🤖 AI Summary
Early identification of secondary headaches in primary care is hindered by time constraints, incomplete clinical information, and high symptom heterogeneity, leading to frequent misdiagnosis or delayed diagnosis. To address these challenges, this paper proposes a scheduler-expert collaborative multi-agent clinical decision support system. The diagnostic task is decomposed into seven domain-specific agents, each leveraging open-source large language models (e.g., Qwen, Llama) and integrating dual prompting mechanisms—guideline-driven (GPrompt) and question-driven (QPrompt)—to enable structured, evidence-based reasoning with full traceability. This architecture markedly enhances diagnostic interpretability and clinical adaptability. Evaluated on 90 expert-annotated cases, GPrompt improves average F1-score by 12.3% over baseline; gains are especially pronounced for smaller models, consistently outperforming single-model approaches.
📝 Abstract
Unlike most primary headaches, secondary headaches need specialized care and can have devastating consequences if not treated promptly.

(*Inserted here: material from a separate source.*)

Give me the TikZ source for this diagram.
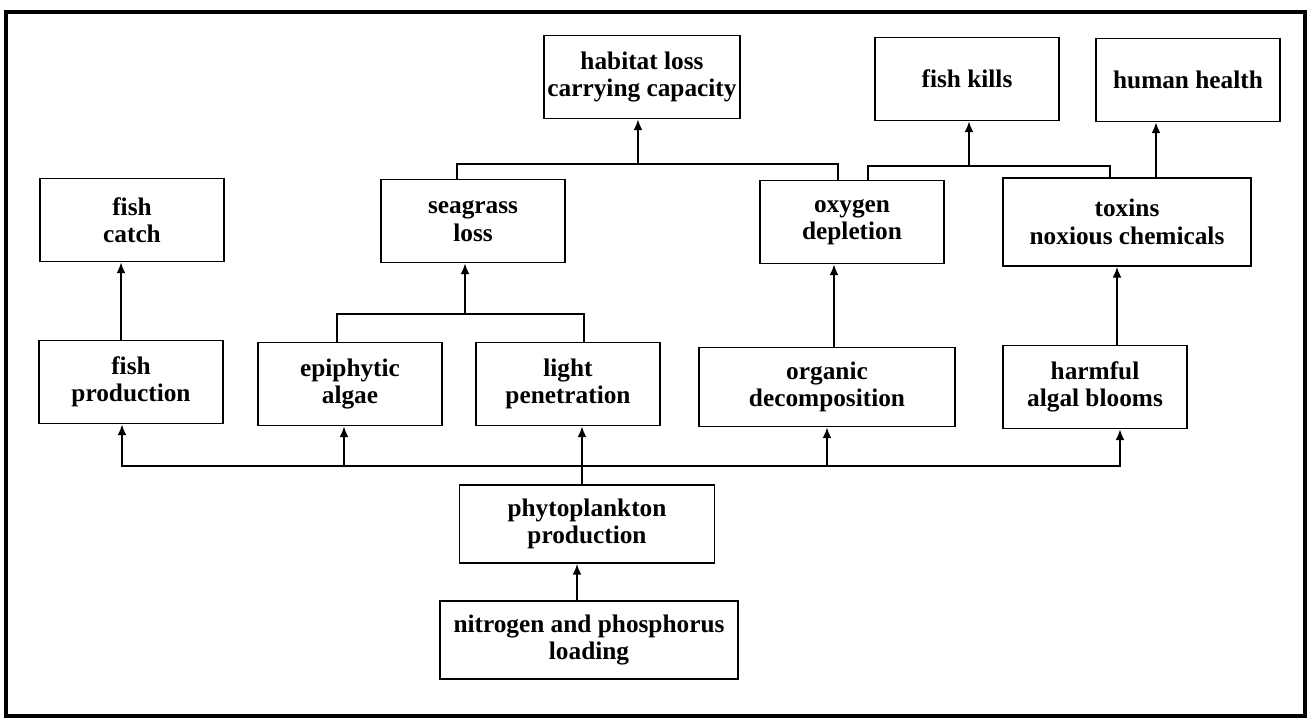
\documentclass[tikz,border=0pt]{standalone}
\usepackage{fontspec}
\setmainfont{Liberation Serif}
\usetikzlibrary{calc}
\usetikzlibrary{arrows.meta}

\tikzset{
  effect/.style={draw, line width=1.1pt, align=center, inner sep=2pt,
    minimum width=36.8mm, minimum height=16.6mm,
    font=\fontsize{14.4}{15.6}\selectfont\bfseries},
  link/.style={line width=0.9pt, -{Latex[length=6pt,width=5pt]}},
  joint/.style={line width=0.9pt}
}

\begin{document}
\begin{tikzpicture}[x=0.2mm, y=-0.2mm]
  \useasboundingbox (0,0) rectangle (1309,718);
  \draw[line width=2pt] (6,12) rectangle (1305,716);

  \node[effect] (habitat) at (642,77) {habitat loss\\carrying capacity};
  \node[effect] (kills) at (967,79) {fish kills};
  \node[effect] (health) at (1188,80) {human health};
  \node[effect] (catch) at (132,220) {fish\\catch};
  \node[effect] (seagrass) at (473,221) {seagrass\\loss};
  \node[effect] (oxygen) at (852,222) {oxygen\\depletion};
  \node[effect, minimum width=49.6mm, minimum height=17.6mm] (toxins) at (1127,222) {toxins\\noxious chemicals};
  \node[effect] (fishprod) at (131,382) {fish\\production};
  \node[effect] (epiphyte) at (350,384) {epiphytic\\algae};
  \node[effect] (light) at (568,384) {light\\penetration};
  \node[effect, minimum width=51.2mm, minimum height=15.8mm] (organic) at (827,387) {organic\\decomposition};
  \node[effect] (harmful) at (1095,387) {harmful\\algal blooms};
  \node[effect, minimum width=51mm, minimum height=15.6mm] (phyto) at (587,524) {phytoplankton\\production};
  \node[effect, minimum width=59.6mm, minimum height=15.6mm] (loading) at (589,640) {nitrogen and phosphorus\\loading};

  \coordinate (seajoin) at (465,314);
  \coordinate (habjoin) at (638,164);
  \coordinate (killjoin) at (969,166);
  \coordinate (spread) at (582,466);

  \draw[link] ($(fishprod.north)+(-10,0)$) coordinate (f1) -- (f1 |- catch.south);

  \draw[joint] ($(epiphyte.north)+(-13,0)$) |- (seajoin) -| ($(light.north)+(16,0)$);
  \draw[link] (seajoin) -- (seajoin |- seagrass.south);

  \draw[joint] ($(seagrass.north)+(-16,0)$) |- (habjoin) -| ($(oxygen.north)+(-14,0)$);
  \draw[link] (habjoin) -- (habjoin |- habitat.south);

  \draw[joint] ($(oxygen.north)+(16,0)$) |- (killjoin) -| ($(toxins.north)+(-17,0)$);
  \draw[link] (killjoin) -- (killjoin |- kills.south);

  \draw[link] ($(toxins.north)+(29,0)$) coordinate (t1) -- (t1 |- health.south);
  \draw[link] ($(organic.north)+(7,0)$) coordinate (o1) -- (o1 |- oxygen.south);
  \draw[link] ($(harmful.north)+(22,0)$) coordinate (h1) -- (h1 |- toxins.south);

  \draw[joint] (phyto.north -| spread) -- (spread);
  \draw[link] (spread) -- (spread |- light.south);
  \draw[link] (spread) -| ($(fishprod.south)+(-9,0)$);
  \draw[link] (spread) -| ($(epiphyte.south)+(-6,0)$);
  \draw[link] (spread) -| (organic.south);
  \draw[link] (spread) -| ($(harmful.south)+(25,0)$);

  \draw[link] ($(loading.north)+(-12,0)$) coordinate (n1) -- (n1 |- phyto.south);
\end{tikzpicture}
\end{document}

Clinical guidelines highlight several 'red flag' features, such as thunderclap onset, meningismus, papilledema, focal neurologic deficits, signs of temporal arteritis, systemic illness, and the 'worst headache of their life' presentation. Despite these guidelines, determining which patients require urgent evaluation remains challenging in primary care settings. Clinicians often work with limited time, incomplete information, and diverse symptom presentations, which can lead to under-recognition and inappropriate care. We present a large language model (LLM)-based multi-agent clinical decision support system built on an orchestrator-specialist architecture, designed to perform explicit and interpretable secondary headache diagnosis from free-text clinical vignettes. The multi-agent system decomposes diagnosis into seven domain-specialized agents, each producing a structured and evidence-grounded rationale, while a central orchestrator performs task decomposition and coordinates agent routing. We evaluated the multi-agent system using 90 expert-validated secondary headache cases and compared its performance with a single-LLM baseline across two prompting strategies: question-based prompting (QPrompt) and clinical practice guideline-based prompting (GPrompt). We tested five open-source LLMs (Qwen-30B, GPT-OSS-20B, Qwen-14B, Qwen-8B, and Llama-3.1-8B), and found that the orchestrated multi-agent system with GPrompt consistently achieved the highest F1 scores, with larger gains in smaller models. These findings demonstrate that structured multi-agent reasoning improves accuracy beyond prompt engineering alone and offers a transparent, clinically aligned approach for explainable decision support in secondary headache diagnosis.